In an era where relationships change at the touch of a screen, the enduring friendship of three ZBT brothers who met more than 50 years ago when they started their careers as junior members of the Fraternity staff is a nostalgic testament to the enduring power of the bonds of brotherhood.
These brothers recently shared a video call to reminisce about the beginning, 1970, and to reflect on what it has taken to maintain a friendship for so many years. They fondly recall the memories that are all rooted in Zeta Beta Tau.
“I think we’ve done a very good job staying in touch. We never imagined we’d be able to see each other on a video like this, plus have cell phones and text messages” when we met in 1970, James P. (Jim) Summers, Gamma Epsilon (Marshall University) 1970, said. “The three of us came together from different backgrounds, different legacy fraternities and different collegiate environments and chapter experiences. But over the years, we’ve made a point of staying in touch. When we’re in the same locale, we get together. We attend ZBT conventions. I care about these guys.”
Brother Summers was the first of this trio to be hired by the ZBT national office as a Field Secretary.

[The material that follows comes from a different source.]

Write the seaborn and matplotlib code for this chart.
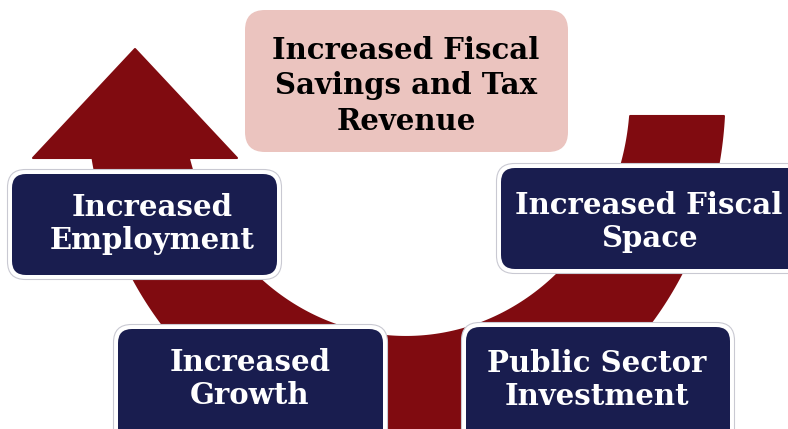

It took some nudging from the part of senior staff like then-Executive Director Barry D. Siegel, Beta Eta (Bowling Green State University) 1952, and James E. Greer, Jr., Beta Pi (California State University – Long Beach) 1964, and soon after the team was joined by Bruce H. Weinstein, Psi (University of Alabama) 1970.
“For me, the relationship with Jim, Doug and Jim Greer is a special one. It was during the most formative and impressionable years of my life. It was my first job away from home, the first time I supported myself, and in a ‘foreign land’ (New York City),” small-town Alabama native Brother Weinstein said. “We were in a setting of turmoil in our society, in the fraternity world and especially in ZBT. We all supported each other and shared what was a special time in my life.”
The Field Secretaries served as the primary undergraduate liaisons, traveling around the U.S. to visit chapters, campuses and brothers and help with their success. Brothers Summers and Weinstein went on their first training session with Brother Greer to the Alpha Beta Chapter at Temple University, where they met a Chapter President named Douglas L. Maine. Brother Maine graduated in December 1970 and … you guessed it … joined the Field Secretary team in January 1971.
The trio was complete.
In 1969-1970, Phi Sigma Delta and Phi Epsilon Pi had merged into Zeta Beta Tau. At the chapter servicing level, this created a set of challenges unexpected and exclusive to the staff of this time.
“We had a situation that no other Field Secretaries had,” Brother Maine shared. “We had to go around and try to make peace. We had this constant juggling, trying to get the chapters to play nice in the sandbox and act as one fraternity.”
Certainly, the stress of the job at the time built a bond among the three junior staffers.
“We kept the lights on and the doors open. The financial situation of the Fraternity after the mergers was bad, but our job was to service the chapters,” Brother Summers said.
Brother Weinstein said, despite the challenges, when they were together, they had a great time. He appreciates the learning experiences he had in his time on staff.
“We had a great esprit de corps. When we were together, we had fun. We didn’t talk about all the gloom and doom,” Brother Weinstein said. “I find it very unusual that, after 50 years, you have three guys who have been giving back and are still giving back. You’re not still going to find that.”
All three moved on in their careers and lives in a variety of directions after those first few months, but they continued to share a love of Zeta Beta Tau, becoming dedicated and committed Fraternity volunteers.
Brother Summers said when he reflects about all the ZBT staff teams over the years, he likes to joke when comparing their Field Staff team to others: “I like to say we were the greatest staff of all time, and while I don’t know if that’s true or not, I can guarantee we’re the doggone closest staff.”
Looking back on half a century of friendship, the three brothers are grateful for the precious nature of ZBT’s enduring, lifelong Brotherhood.
“Fifty-some years later, spread to three of the four corners of the country, we are still close friends, and that is a Brotherhood for a Lifetime story in itself,” Brother Summers said.